Who is Batuk Bhairava?

Batuk Bhairava is the youthful yet formidable form of Bhairava associated with Lord Shiva in Shaiva traditions. He joins the accessibility and tenderness of a divine child with the vigilance and protective force of a guardian.

What do the names Batuk Bhairava and Āpaduddhāraka mean?

Baṭuka can mean a boy, lad, or young Brahmin student, while bhairava belongs to the semantic field of the terrible, formidable, or fear-inspiring. Āpaduddhāraka identifies Batuk Bhairava as the one who delivers beings from calamity.

Why does Batuk Bhairava manifest as a five-year-old child in the Āpad story?

In the widely transmitted account associated with the Kālīkhaṇḍa of the Śaktisaṅgama Tantra, Āpad can be defeated by a virtuous child of five rather than by conventional powers. Divine radiance takes the form of the young Batuk, who defeats Āpad and restores order.

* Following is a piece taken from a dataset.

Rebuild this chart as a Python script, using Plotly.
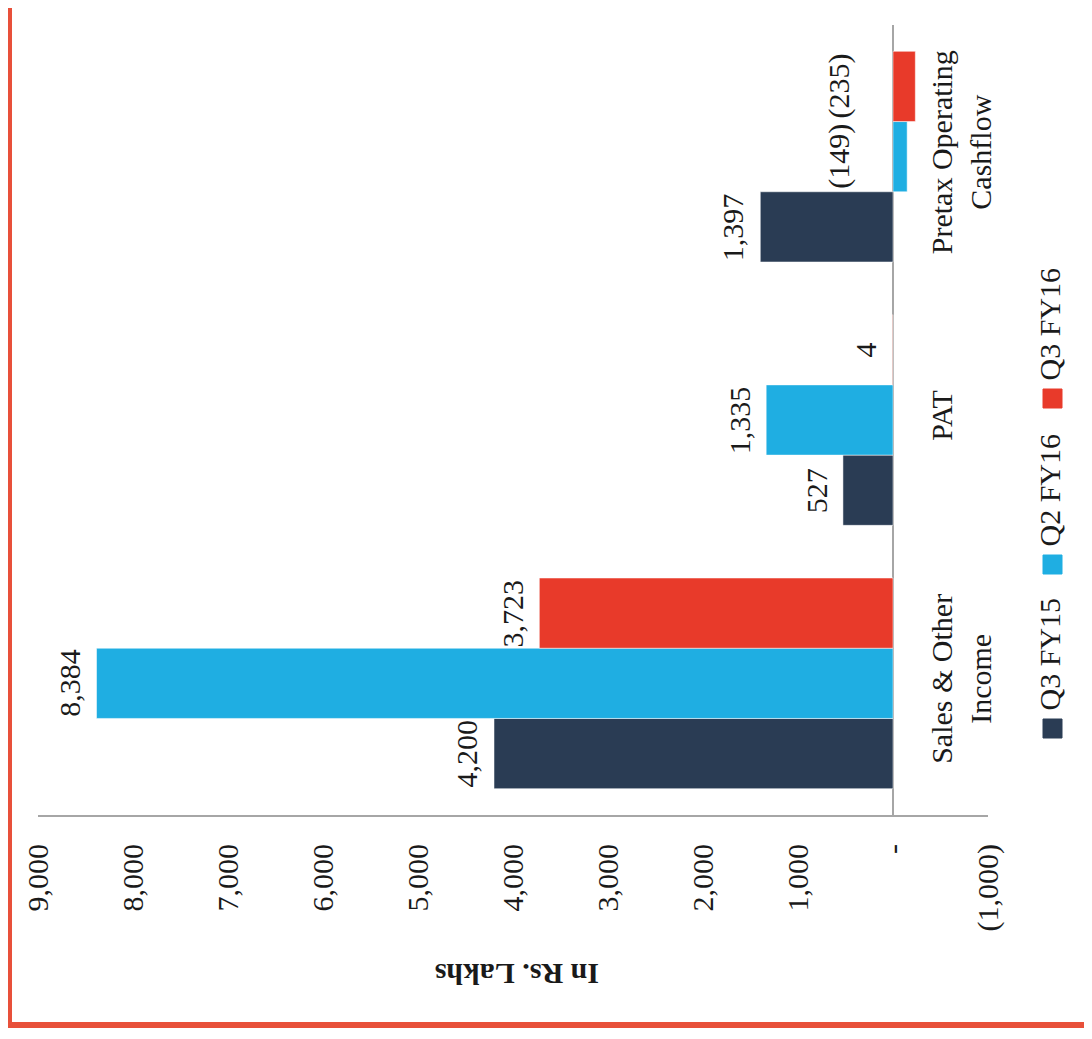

Is the Āpad narrative the same as the Purāṇic story of Bhairava and Brahma?

No. The Āpad account is a Batuk-specific manifestation narrative, while the broader Purāṇic cycle tells of Bhairava emerging from Shiva, severing Brahma’s fifth head, and bearing the skull until liberation at Kashi. The two traditions illuminate different aspects of Bhairava and should not be collapsed into one biography.

Does Batuk Bhairava have one fixed iconographic form?

No single visual form exhausts his identity. The Śāradātilaka presents sāttvika, rājasika, and tāmasika visualizations, while the Rūpamaṇḍana prescribes an eight-armed form carrying implements including a staff, noose, trident, drum, skull cup, and serpent, together with the fear-dispelling gesture.

Why is a dog associated with Batuk Bhairava?

The dog symbolizes vigilance, loyalty, responsiveness, and sensitivity to thresholds, qualities suited to a guardian deity. Its presence is frequent but not universal across every textual prescription and surviving image.

What does Batuk Bhairava’s role as Kṣetrapāla mean?

Kṣetrapāla means the guardian of a consecrated field, temple, settlement, or ritual boundary. In Batuk Bhairava’s case, the role emphasizes vigilant protection of thresholds and sacred order.